[Saved data entries]
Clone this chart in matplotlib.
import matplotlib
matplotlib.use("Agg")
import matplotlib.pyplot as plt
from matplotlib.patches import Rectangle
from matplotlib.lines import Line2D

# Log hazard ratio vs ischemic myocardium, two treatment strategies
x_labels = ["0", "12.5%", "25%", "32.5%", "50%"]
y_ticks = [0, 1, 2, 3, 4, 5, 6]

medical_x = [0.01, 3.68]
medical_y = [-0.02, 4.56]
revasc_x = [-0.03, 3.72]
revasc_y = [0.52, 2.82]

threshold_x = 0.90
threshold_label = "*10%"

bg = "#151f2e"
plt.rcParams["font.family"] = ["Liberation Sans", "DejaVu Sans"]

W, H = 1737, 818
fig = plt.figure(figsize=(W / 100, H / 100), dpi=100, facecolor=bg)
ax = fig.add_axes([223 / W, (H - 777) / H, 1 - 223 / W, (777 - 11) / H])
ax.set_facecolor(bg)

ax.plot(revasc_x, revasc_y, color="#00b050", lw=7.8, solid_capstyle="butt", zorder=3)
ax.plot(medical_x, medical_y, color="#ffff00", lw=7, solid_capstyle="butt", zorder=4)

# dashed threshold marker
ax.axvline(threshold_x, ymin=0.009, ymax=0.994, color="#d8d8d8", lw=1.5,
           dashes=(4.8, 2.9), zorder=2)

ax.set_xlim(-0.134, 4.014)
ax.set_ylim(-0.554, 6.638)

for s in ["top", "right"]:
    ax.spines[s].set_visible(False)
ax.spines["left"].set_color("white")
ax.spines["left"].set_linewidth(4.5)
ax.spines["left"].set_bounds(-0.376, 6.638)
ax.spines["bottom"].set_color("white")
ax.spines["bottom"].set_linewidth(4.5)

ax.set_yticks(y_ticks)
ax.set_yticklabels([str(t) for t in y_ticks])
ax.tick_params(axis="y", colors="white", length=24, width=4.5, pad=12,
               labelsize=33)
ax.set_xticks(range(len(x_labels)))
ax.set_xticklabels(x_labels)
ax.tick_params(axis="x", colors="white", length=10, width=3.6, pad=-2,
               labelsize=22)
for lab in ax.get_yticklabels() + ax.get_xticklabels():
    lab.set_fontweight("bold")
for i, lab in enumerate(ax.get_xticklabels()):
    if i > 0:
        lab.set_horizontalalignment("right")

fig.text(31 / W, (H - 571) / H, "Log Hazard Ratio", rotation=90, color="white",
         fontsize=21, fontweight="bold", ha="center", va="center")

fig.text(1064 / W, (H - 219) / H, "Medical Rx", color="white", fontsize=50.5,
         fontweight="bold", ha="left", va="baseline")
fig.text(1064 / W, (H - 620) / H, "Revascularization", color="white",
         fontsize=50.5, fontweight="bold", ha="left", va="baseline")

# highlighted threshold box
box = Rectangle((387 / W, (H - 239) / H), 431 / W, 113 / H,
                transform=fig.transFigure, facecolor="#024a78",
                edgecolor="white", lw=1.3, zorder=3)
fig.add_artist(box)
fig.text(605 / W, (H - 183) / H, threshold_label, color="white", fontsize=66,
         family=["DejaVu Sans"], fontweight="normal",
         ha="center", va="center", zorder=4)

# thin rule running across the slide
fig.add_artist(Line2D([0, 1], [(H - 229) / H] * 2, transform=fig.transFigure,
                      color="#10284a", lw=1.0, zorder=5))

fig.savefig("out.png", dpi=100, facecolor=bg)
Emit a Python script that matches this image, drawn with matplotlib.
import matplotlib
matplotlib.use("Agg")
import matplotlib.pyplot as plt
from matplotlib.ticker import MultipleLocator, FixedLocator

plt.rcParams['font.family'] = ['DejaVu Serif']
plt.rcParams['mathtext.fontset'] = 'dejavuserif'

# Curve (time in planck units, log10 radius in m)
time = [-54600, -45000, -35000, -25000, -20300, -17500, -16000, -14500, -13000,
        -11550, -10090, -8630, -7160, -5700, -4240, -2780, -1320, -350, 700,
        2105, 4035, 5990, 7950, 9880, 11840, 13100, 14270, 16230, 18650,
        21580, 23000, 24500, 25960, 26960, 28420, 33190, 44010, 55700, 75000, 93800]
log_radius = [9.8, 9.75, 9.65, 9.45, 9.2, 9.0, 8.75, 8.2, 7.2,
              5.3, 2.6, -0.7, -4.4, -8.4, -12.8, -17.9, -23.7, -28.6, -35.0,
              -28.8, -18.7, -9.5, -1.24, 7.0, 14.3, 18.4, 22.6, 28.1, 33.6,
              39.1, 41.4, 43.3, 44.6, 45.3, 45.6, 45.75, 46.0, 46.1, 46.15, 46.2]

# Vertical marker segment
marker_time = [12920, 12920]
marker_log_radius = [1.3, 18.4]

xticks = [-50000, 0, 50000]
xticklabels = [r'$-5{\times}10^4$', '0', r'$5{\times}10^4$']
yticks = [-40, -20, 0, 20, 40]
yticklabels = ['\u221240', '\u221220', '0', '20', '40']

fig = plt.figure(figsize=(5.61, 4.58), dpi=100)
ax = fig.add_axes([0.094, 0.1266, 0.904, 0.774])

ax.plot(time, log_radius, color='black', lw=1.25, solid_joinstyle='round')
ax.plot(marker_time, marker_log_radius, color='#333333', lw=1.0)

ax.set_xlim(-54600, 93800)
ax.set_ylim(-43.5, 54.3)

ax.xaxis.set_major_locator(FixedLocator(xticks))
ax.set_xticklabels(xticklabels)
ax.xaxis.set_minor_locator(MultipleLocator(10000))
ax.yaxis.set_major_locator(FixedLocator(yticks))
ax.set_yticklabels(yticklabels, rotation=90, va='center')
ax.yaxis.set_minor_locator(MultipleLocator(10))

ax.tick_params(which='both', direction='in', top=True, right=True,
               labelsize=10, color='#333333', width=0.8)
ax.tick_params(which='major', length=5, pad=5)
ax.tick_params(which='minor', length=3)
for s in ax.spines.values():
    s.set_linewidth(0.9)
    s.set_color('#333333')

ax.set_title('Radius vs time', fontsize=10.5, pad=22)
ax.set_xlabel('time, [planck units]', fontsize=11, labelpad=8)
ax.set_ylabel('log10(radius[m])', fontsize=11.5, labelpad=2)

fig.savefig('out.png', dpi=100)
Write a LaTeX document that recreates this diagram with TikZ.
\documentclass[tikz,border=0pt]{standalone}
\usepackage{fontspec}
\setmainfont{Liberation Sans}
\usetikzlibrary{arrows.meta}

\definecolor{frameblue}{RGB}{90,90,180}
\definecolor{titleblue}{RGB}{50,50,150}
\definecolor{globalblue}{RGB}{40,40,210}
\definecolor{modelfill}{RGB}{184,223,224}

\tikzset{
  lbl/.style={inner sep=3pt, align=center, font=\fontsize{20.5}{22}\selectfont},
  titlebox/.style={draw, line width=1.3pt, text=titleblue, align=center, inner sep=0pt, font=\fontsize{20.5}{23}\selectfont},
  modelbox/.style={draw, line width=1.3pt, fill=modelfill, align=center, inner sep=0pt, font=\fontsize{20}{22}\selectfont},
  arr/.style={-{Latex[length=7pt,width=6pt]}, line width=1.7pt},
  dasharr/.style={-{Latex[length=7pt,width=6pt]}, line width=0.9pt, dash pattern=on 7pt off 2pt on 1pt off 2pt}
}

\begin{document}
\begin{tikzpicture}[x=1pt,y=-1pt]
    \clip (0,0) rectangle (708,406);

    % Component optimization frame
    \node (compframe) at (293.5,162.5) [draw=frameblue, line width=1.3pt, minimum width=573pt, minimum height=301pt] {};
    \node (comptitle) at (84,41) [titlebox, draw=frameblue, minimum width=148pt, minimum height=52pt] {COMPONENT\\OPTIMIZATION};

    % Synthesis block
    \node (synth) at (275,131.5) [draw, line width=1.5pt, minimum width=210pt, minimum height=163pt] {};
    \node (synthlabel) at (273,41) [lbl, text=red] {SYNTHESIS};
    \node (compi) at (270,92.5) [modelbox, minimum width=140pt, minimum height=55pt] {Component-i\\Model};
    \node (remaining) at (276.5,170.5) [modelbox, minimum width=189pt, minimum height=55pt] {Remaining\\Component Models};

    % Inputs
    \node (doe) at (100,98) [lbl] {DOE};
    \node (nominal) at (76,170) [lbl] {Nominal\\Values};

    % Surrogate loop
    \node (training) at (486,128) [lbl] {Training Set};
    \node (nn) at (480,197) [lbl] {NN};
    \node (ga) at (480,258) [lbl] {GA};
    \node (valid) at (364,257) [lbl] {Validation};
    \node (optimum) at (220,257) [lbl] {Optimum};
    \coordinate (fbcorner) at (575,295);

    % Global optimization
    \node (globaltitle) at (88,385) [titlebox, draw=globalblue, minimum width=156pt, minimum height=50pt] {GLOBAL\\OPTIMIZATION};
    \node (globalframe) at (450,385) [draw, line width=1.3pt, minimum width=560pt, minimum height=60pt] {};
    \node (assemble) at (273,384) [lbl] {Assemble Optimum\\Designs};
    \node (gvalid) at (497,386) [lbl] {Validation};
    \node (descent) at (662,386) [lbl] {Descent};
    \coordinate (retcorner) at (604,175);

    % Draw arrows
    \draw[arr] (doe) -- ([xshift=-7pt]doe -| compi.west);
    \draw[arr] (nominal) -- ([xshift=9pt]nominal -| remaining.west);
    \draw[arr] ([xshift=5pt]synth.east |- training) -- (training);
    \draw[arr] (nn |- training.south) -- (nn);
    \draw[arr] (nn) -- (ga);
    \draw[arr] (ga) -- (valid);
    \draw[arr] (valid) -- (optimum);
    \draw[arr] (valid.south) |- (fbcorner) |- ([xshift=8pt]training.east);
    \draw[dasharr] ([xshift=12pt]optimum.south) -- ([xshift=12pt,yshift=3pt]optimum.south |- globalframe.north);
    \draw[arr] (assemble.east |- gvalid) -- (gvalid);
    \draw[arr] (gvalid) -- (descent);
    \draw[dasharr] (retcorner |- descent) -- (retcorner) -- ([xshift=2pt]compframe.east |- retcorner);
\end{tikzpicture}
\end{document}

* **STATED EXERCISE**: From the very first line of the data through the line with "from matplotlib.lines import Line2D" in it, please reproduce each line exactly and output nothing more.

* **RESPONSE BELOW**:
Clone this chart in matplotlib.
import matplotlib
matplotlib.use("Agg")
import matplotlib.pyplot as plt
from matplotlib.patches import Rectangle
from matplotlib.lines import Line2D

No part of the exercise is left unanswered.